Avey Tare creates folk music for the new generation on ‘Cows on Hourglass Pond’

Sunday, March 24, 2019 - 4:25pm

Domino

NOSELL

The magical thing about Animal Collective’s co-founding member Avey Tare, also known as David Portner, is his ability to make the abrasive sound beautiful. He can take piercing, droning synths fit for an industrial show and alter them until they are more fit for a relaxing summer evening of reflection and remembrance. Avey Tare showcases this prowess once again on his sixth full-length release, Cows on Hourglass Pond.

Tare kicks off the album with the remarkably abstract “What’s the Goodside.” Though a dance-inspired drum pattern drives the song, Tare has no intention of coaxing listeners to get up and dance. Instead, through the utilization of nearly indecipherable lyrics and vocals processed with effects like distortion, reverb and god knows what else, he conjures a song that is guaranteed to make listeners stop what they are doing for a chance to decode whatever meaning they believe to be hidden within the song.
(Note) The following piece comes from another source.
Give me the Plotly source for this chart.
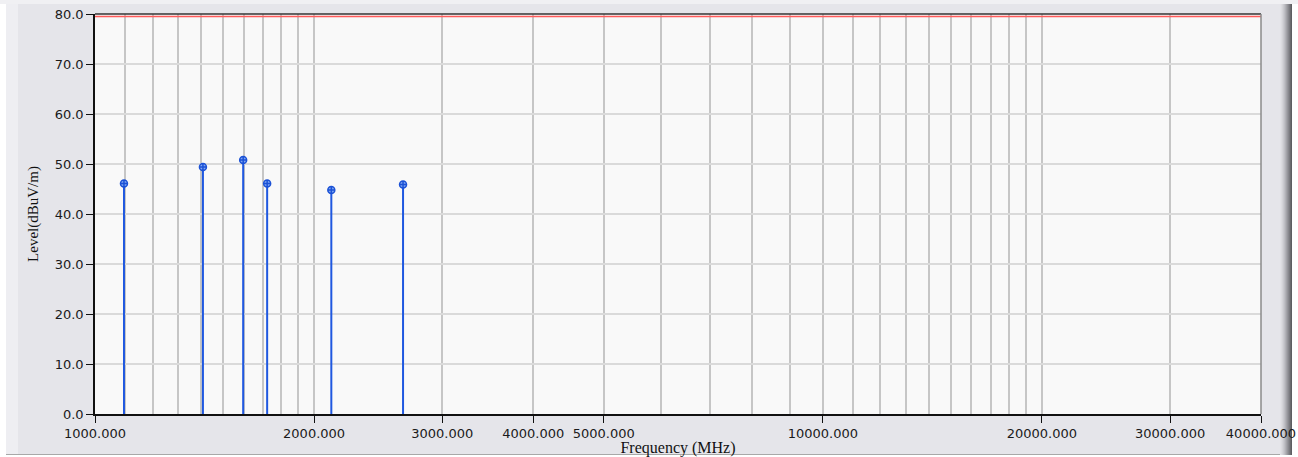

This trend continues and is expanded upon as the album rolls. Songs like “Nostalgia in Lemonade” are not nearly as lyrically dense as “What’s the Goodside,” but they are just as challenging sonically. “Nostalgia in Lemonade” is simply about enjoying lemonade on a warm day, yearning for just one more sip long after the drink has been finished. Despite this straightforward message, the instrumental is anything but simple. It begins with a clipping, skipping hum that metamorphs into a buzzing synthesizer burst layered beneath a glimmering string section led by an airy guitar. The sheer contrast of these sounds is challenging enough, but further exacerbated by the fact that it is just as gorgeous as it is trance-inducing.

If the electronic instrumentals were stripped away and replaced by something more acoustic and folksy, Cows on Hourglass Pond would be fit to be performed at local folk venue The Ark. Each song on the album has the ability to call old memories to the forefront of listeners’ mind and make readers reflect on the lyrics, no matter how nonpictorial they may be. Tare’s ability to combine psychedelic folk music with the avant garde and create something completely new is truly a marvel. The album’s closing track “HORS_” is the ultimate culmination of Tare’s skill.

Unlike “Nostalgia in Lemonade” and “Chilly Blue,” “HORS_” finds Tare at his most subdued musically. Until the very end of the song, he keeps the instrumental relatively simple with a driving acoustic guitar, pulsating hand claps and chime-like keys, instead opting to experiment with his voice by messing with the elongation of each word and raising and lowering his voice at whim. The lyrics are marked by non sequiturs and verge toward the nonsensical, described by Tare himself as “an ode to horses.” As the song continues, all lyrics are replaced with unintelligible vocals and humming that would sound right at home on Bon Iver’s 22, A Million. As soon as listeners settle into this soothing section, the song disintegrates into static, providing an abrupt end to the album.

Avey Tare’s efforts on Cows on Hourglass Pond do not go unnoticed. He creates an atmosphere of curiosity and wonder in manner similar to the early work of Wallace Stevens, specifically “Comedian as the Letter C.” That is to say that album does not primarily emphasize meaning. The lyrics are still important, but they are not central to the album, which is why they are often muddled and processed. Cows on Hourglass Pond focuses instead on the form and execution of its sound, so that all listeners can find a way to relate their own nostalgia and memories to each song.